Over Your Dead Body

“Officer Glassman,” said the officer. I looked at his name tag and saw the vague outline of a name that might be Glassman; I looked at his face instead and saw clearly Sara’s features reflected in him—the same nose, the same shape in the cheeks. He was definitely her brother. He looked at Jessica and Brielle, lingering just a little longer than he needed to on each one, then turned to look at Marci. “You’re new in town.”


And there was that old, familiar feeling again—not hate, but a sudden, almost crystalline clarity: I could kill this man without the tiniest bump in my heart rate.

No.

“Just passing through,” said Marci. Her endless joviality was gone, replaced by a brusque dismissal. She acknowledged him, gave the barest minimum of an answer, then turned away. She looked at Corey—why at Corey, of all people?—and nodded her head toward the ice cream stand. “We gonna get anything?”

The dark, near-scowl on Officer Glassman’s face showed that he didn’t like being ignored and he had the authority to make sure we noticed him. “What’s your name?” he asked. Almost as an afterthought he turned to me as well. “You too, kid. What’s your name?”

“David,” I said.

“Got any ID?”

“What flavors do they have?” asked Marci, still looking at Corey.

“I asked for your name,” said Glassman again, louder this time.

“Marci,” said Marci, looking at him again. “Are you from around here?”

It was obvious that Glassman was a jerk, and judging by the nickname Officer Cuddles, he had some kind of a reputation. Based on the way Corey and Paul looked uncomfortable, but Jessica and Brielle looked outright disgusted, it wasn’t hard to guess where that nickname had come from. The look on his face oscillated between lechery and anger; he could barely keep his eyes off of Jessica’s legs, easily visible in her jean shorts. And any time his look strayed elsewhere it was on one of the other girls, and well below their eyes. The local kids were all staying quiet, implying that this kind of thing happened often enough to be familiar, but never got bad enough to merit fighting back. I assumed he would pester us a little, maybe leer a bit, and then move on. He certainly wouldn’t try anything in the middle of Main Street like this.

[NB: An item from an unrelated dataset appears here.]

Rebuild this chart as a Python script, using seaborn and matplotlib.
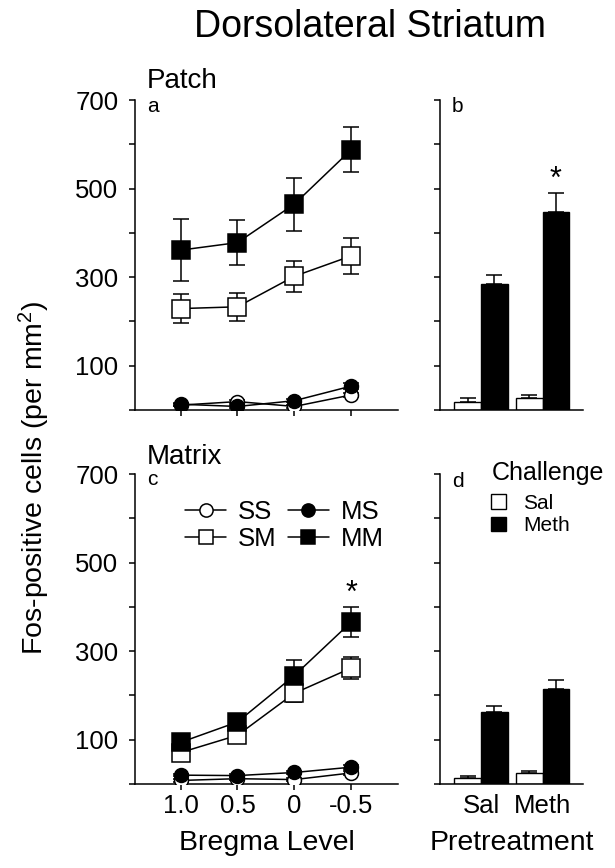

But he might still insist on seeing our ID. And he looked like the kind of guy who, when we couldn’t show him any, would relish the opportunity to throw his weight around a little. We might lose everything we’d worked for, right here at Caboodle’s.

“I grew up here,” said Glassman. “Dillon’s first settlers were Glassmans.”

“Did they work in glass?” asked Marci. She didn’t smile when she said it—she wasn’t flirting—but she was definitely playing him a little. Feigning interest in his story to help him feel important, trying to defuse the initial burst of anger that had prompted him to ask for our IDs. Ignoring him had been her first gambit and it had backfired; now she was trying to keep him friendly.

“I … guess so,” said Glassman. “I hadn’t really thought about it.”

“Maybe in England they did,” said Marci. “And then when they came over here they started farming. Or ranching, I guess.” She scrunched up her forehead and nose, twisting her lips in an adorable look of innocent confusion. I worried she was taking it too far. “Do they have a lot of ranches around here?”

“This is corn country,” said Paul. “Well, corn now. A lot of it used to be wheat—”

“It was the government subsidies that changed the focus,” said Glassman, stealing back the spotlight without even looking in Paul’s direction. “Biofuels and whatnot. It doesn’t pay to be in anything but corn these days.”

“Being a cop’s more interesting anyway,” said Marci, but Jessica’s face fell so fast when she said it that I knew Marci had made some kind of blunder, tripping over some invisible Dillon trip wire.

Officer Glassman’s eyes darkened—his eyebrows knit together and his eyeballs appeared to get darker in their shadow. “You got a problem with the state police, missy?”

“Marci,” said Marci, and Glassman and I both stared at her in shock—he was already getting angry and she’d corrected him, blunt as could be. But even as he was starting to snarl out a protest, she laughed out loud—high peals of laughter that seemed to shake her whole body. She covered her mouth with her hand and raised her eyebrows, trying to stifle the laughter, and then started spewing out a high-speed apology: “Oh, I’m so sorry I’m so sorry, I thought you were saying my name and so I was telling you it was Marci, I’m such an airhead, I’m so sorry, please, um, please—” She looked as apologetic as a person could look while trying not to laugh, and her laughter was so infectious that Glassman and Paul both started chuckling with her. None of the rest of us did, though I tried to smile to keep the general atmosphere going.

“No harm done, Marci,” said Glassman. He hesitated a moment, thrown so thoroughly off his guard that he didn’t know what to say next. “You, um, here for ice cream?”

“What flavor do you recommend?” asked Marci, recovering her composure just slowly enough to make the laughter look sincere. She wiped a tear from her eye to complete the effect.